**Problem to work on**
Reproduce all the material exactly, minus any pictures it holds.

**Provided data**
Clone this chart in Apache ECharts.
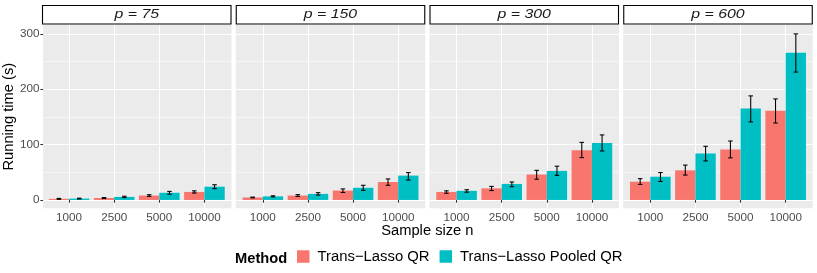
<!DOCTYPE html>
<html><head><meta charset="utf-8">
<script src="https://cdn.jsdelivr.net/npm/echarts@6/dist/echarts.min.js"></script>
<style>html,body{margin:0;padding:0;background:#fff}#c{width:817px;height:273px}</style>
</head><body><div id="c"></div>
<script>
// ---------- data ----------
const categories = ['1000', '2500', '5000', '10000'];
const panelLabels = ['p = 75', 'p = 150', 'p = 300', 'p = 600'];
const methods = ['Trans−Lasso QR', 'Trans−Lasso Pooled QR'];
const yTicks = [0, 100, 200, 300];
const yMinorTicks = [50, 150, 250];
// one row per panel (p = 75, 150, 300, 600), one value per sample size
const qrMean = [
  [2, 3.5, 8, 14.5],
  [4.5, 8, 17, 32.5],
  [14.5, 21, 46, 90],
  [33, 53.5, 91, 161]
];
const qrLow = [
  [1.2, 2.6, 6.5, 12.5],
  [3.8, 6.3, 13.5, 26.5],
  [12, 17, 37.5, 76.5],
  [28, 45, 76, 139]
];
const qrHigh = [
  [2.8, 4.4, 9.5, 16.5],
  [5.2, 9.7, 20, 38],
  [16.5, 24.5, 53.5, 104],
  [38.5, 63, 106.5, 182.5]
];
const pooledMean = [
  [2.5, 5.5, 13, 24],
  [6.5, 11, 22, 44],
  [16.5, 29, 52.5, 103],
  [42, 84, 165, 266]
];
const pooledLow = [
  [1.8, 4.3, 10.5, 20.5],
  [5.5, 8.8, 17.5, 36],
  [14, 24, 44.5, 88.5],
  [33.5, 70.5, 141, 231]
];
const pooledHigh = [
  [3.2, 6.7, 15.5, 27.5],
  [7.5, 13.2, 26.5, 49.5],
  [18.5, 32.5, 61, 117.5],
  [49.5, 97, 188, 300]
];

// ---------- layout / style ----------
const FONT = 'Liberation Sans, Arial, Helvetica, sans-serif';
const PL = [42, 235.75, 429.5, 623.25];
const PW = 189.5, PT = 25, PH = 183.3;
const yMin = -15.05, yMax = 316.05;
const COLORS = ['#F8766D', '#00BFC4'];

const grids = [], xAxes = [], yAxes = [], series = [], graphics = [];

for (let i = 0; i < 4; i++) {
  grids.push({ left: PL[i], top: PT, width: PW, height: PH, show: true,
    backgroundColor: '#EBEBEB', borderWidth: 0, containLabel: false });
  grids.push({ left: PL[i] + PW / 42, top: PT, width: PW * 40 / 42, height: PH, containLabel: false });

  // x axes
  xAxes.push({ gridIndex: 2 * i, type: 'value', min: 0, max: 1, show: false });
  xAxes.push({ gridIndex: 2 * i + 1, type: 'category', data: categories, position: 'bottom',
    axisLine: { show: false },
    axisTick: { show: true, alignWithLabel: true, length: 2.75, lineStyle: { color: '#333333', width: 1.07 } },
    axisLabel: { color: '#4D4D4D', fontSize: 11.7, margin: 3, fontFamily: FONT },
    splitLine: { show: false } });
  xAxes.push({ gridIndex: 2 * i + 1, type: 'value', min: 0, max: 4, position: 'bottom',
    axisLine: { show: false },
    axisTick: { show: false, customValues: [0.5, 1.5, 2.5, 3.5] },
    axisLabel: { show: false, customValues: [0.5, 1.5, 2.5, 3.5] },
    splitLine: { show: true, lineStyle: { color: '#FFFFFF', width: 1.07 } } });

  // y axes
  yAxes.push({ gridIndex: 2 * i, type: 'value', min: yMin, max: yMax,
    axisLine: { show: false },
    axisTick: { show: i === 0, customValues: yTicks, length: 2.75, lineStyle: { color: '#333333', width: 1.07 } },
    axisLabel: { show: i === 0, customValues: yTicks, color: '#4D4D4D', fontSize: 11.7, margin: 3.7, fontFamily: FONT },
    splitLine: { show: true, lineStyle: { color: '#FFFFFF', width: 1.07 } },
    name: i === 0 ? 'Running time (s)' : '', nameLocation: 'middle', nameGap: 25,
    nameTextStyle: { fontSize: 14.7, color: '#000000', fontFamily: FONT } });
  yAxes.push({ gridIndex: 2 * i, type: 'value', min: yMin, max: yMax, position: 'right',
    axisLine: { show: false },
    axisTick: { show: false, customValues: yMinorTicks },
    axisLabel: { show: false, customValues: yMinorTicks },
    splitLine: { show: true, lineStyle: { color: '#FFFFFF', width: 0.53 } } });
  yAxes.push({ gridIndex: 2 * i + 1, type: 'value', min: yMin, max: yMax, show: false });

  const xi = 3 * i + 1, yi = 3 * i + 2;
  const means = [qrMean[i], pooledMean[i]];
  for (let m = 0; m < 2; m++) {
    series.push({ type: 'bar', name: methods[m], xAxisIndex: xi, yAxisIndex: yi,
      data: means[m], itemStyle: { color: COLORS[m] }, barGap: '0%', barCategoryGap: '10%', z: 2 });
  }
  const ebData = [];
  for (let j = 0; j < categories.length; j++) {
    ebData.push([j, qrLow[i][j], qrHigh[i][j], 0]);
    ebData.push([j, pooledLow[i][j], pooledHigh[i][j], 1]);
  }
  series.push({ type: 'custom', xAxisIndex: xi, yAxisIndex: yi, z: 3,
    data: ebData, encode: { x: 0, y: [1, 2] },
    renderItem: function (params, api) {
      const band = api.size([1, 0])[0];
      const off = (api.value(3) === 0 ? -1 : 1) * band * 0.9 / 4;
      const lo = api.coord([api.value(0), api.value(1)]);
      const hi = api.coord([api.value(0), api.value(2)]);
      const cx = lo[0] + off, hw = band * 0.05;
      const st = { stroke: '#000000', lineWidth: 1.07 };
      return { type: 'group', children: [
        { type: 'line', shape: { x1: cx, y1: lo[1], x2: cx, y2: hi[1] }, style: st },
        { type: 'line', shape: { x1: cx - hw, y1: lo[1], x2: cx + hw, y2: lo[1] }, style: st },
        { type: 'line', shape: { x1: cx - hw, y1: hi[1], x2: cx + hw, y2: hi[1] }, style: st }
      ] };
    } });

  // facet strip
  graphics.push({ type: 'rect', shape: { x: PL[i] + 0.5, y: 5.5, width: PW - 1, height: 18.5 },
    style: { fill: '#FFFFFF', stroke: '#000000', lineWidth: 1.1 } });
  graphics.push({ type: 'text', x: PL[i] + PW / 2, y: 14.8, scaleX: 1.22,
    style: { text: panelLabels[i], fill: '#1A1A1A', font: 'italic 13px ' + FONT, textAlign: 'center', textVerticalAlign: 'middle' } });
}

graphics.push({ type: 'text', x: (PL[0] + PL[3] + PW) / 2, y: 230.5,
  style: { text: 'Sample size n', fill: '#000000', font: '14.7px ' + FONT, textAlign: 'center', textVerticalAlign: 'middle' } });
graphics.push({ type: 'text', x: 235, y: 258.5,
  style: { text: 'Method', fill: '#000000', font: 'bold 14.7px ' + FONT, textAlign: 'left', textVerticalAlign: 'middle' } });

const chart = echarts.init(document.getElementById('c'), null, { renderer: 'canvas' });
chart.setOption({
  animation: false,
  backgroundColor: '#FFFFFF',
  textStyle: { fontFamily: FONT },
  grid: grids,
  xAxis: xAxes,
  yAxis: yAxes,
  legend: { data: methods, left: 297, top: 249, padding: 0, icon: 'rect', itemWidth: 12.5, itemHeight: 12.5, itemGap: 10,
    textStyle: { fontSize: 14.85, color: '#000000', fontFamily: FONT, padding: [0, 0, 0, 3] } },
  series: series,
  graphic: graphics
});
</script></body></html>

**Result of this task**
Clone this chart in Apache ECharts.
<!DOCTYPE html>
<html><head><meta charset="utf-8">
<script src="https://cdn.jsdelivr.net/npm/echarts@6/dist/echarts.min.js"></script>
<style>html,body{margin:0;padding:0;background:#fff}#c{width:817px;height:273px}</style>
</head><body><div id="c"></div>
<script>
// ---------- data ----------
const categories = ['1000', '2500', '5000', '10000'];
const panelLabels = ['p = 75', 'p = 150', 'p = 300', 'p = 600'];
const methods = ['Trans−Lasso QR', 'Trans−Lasso Pooled QR'];
const yTicks = [0, 100, 200, 300];
const yMinorTicks = [50, 150, 250];
// one row per panel (p = 75, 150, 300, 600), one value per sample size
const qrMean = [
  [2, 3.5, 8, 14.5],
  [4.5, 8, 17, 32.5],
  [14.5, 21, 46, 90],
  [33, 53.5, 91, 161]
];
const qrLow = [
  [1.2, 2.6, 6.5, 12.5],
  [3.8, 6.3, 13.5, 26.5],
  [12, 17, 37.5, 76.5],
  [28, 45, 76, 139]
];
const qrHigh = [
  [2.8, 4.4, 9.5, 16.5],
  [5.2, 9.7, 20, 38],
  [16.5, 24.5, 53.5, 104],
  [38.5, 63, 106.5, 182.5]
];
const pooledMean = [
  [2.5, 5.5, 13, 24],
  [6.5, 11, 22, 44],
  [16.5, 29, 52.5, 103],
  [42, 84, 165, 266]
];
const pooledLow = [
  [1.8, 4.3, 10.5, 20.5],
  [5.5, 8.8, 17.5, 36],
  [14, 24, 44.5, 88.5],
  [33.5, 70.5, 141, 231]
];
const pooledHigh = [
  [3.2, 6.7, 15.5, 27.5],
  [7.5, 13.2, 26.5, 49.5],
  [18.5, 32.5, 61, 117.5],
  [49.5, 97, 188, 300]
];

// ---------- layout / style ----------
const FONT = 'Liberation Sans, Arial, Helvetica, sans-serif';
const PL = [42, 235.75, 429.5, 623.25];
const PW = 189.5, PT = 25, PH = 183.3;
const yMin = -15.05, yMax = 316.05;
const COLORS = ['#F8766D', '#00BFC4'];

const grids = [], xAxes = [], yAxes = [], series = [], graphics = [];

for (let i = 0; i < 4; i++) {
  grids.push({ left: PL[i], top: PT, width: PW, height: PH, show: true,
    backgroundColor: '#EBEBEB', borderWidth: 0, containLabel: false });
  grids.push({ left: PL[i] + PW / 42, top: PT, width: PW * 40 / 42, height: PH, containLabel: false });

  // x axes
  xAxes.push({ gridIndex: 2 * i, type: 'value', min: 0, max: 1, show: false });
  xAxes.push({ gridIndex: 2 * i + 1, type: 'category', data: categories, position: 'bottom',
    axisLine: { show: false },
    axisTick: { show: true, alignWithLabel: true, length: 2.75, lineStyle: { color: '#333333', width: 1.07 } },
    axisLabel: { color: '#4D4D4D', fontSize: 11.7, margin: 3, fontFamily: FONT },
    splitLine: { show: false } });
  xAxes.push({ gridIndex: 2 * i + 1, type: 'value', min: 0, max: 4, position: 'bottom',
    axisLine: { show: false },
    axisTick: { show: false, customValues: [0.5, 1.5, 2.5, 3.5] },
    axisLabel: { show: false, customValues: [0.5, 1.5, 2.5, 3.5] },
    splitLine: { show: true, lineStyle: { color: '#FFFFFF', width: 1.07 } } });

  // y axes
  yAxes.push({ gridIndex: 2 * i, type: 'value', min: yMin, max: yMax,
    axisLine: { show: false },
    axisTick: { show: i === 0, customValues: yTicks, length: 2.75, lineStyle: { color: '#333333', width: 1.07 } },
    axisLabel: { show: i === 0, customValues: yTicks, color: '#4D4D4D', fontSize: 11.7, margin: 3.7, fontFamily: FONT },
    splitLine: { show: true, lineStyle: { color: '#FFFFFF', width: 1.07 } },
    name: i === 0 ? 'Running time (s)' : '', nameLocation: 'middle', nameGap: 25,
    nameTextStyle: { fontSize: 14.7, color: '#000000', fontFamily: FONT } });
  yAxes.push({ gridIndex: 2 * i, type: 'value', min: yMin, max: yMax, position: 'right',
    axisLine: { show: false },
    axisTick: { show: false, customValues: yMinorTicks },
    axisLabel: { show: false, customValues: yMinorTicks },
    splitLine: { show: true, lineStyle: { color: '#FFFFFF', width: 0.53 } } });
  yAxes.push({ gridIndex: 2 * i + 1, type: 'value', min: yMin, max: yMax, show: false });

  const xi = 3 * i + 1, yi = 3 * i + 2;
  const means = [qrMean[i], pooledMean[i]];
  for (let m = 0; m < 2; m++) {
    series.push({ type: 'bar', name: methods[m], xAxisIndex: xi, yAxisIndex: yi,
      data: means[m], itemStyle: { color: COLORS[m] }, barGap: '0%', barCategoryGap: '10%', z: 2 });
  }
  const ebData = [];
  for (let j = 0; j < categories.length; j++) {
    ebData.push([j, qrLow[i][j], qrHigh[i][j], 0]);
    ebData.push([j, pooledLow[i][j], pooledHigh[i][j], 1]);
  }
  series.push({ type: 'custom', xAxisIndex: xi, yAxisIndex: yi, z: 3,
    data: ebData, encode: { x: 0, y: [1, 2] },
    renderItem: function (params, api) {
      const band = api.size([1, 0])[0];
      const off = (api.value(3) === 0 ? -1 : 1) * band * 0.9 / 4;
      const lo = api.coord([api.value(0), api.value(1)]);
      const hi = api.coord([api.value(0), api.value(2)]);
      const cx = lo[0] + off, hw = band * 0.05;
      const st = { stroke: '#000000', lineWidth: 1.07 };
      return { type: 'group', children: [
        { type: 'line', shape: { x1: cx, y1: lo[1], x2: cx, y2: hi[1] }, style: st },
        { type: 'line', shape: { x1: cx - hw, y1: lo[1], x2: cx + hw, y2: lo[1] }, style: st },
        { type: 'line', shape: { x1: cx - hw, y1: hi[1], x2: cx + hw, y2: hi[1] }, style: st }
      ] };
    } });

  // facet strip
  graphics.push({ type: 'rect', shape: { x: PL[i] + 0.5, y: 5.5, width: PW - 1, height: 18.5 },
    style: { fill: '#FFFFFF', stroke: '#000000', lineWidth: 1.1 } });
  graphics.push({ type: 'text', x: PL[i] + PW / 2, y: 14.8, scaleX: 1.22,
    style: { text: panelLabels[i], fill: '#1A1A1A', font: 'italic 13px ' + FONT, textAlign: 'center', textVerticalAlign: 'middle' } });
}

graphics.push({ type: 'text', x: (PL[0] + PL[3] + PW) / 2, y: 230.5,
  style: { text: 'Sample size n', fill: '#000000', font: '14.7px ' + FONT, textAlign: 'center', textVerticalAlign: 'middle' } });
graphics.push({ type: 'text', x: 235, y: 258.5,
  style: { text: 'Method', fill: '#000000', font: 'bold 14.7px ' + FONT, textAlign: 'left', textVerticalAlign: 'middle' } });

const chart = echarts.init(document.getElementById('c'), null, { renderer: 'canvas' });
chart.setOption({
  animation: false,
  backgroundColor: '#FFFFFF',
  textStyle: { fontFamily: FONT },
  grid: grids,
  xAxis: xAxes,
  yAxis: yAxes,
  legend: { data: methods, left: 297, top: 249, padding: 0, icon: 'rect', itemWidth: 12.5, itemHeight: 12.5, itemGap: 10,
    textStyle: { fontSize: 14.85, color: '#000000', fontFamily: FONT, padding: [0, 0, 0, 3] } },
  series: series,
  graphic: graphics
});
</script></body></html>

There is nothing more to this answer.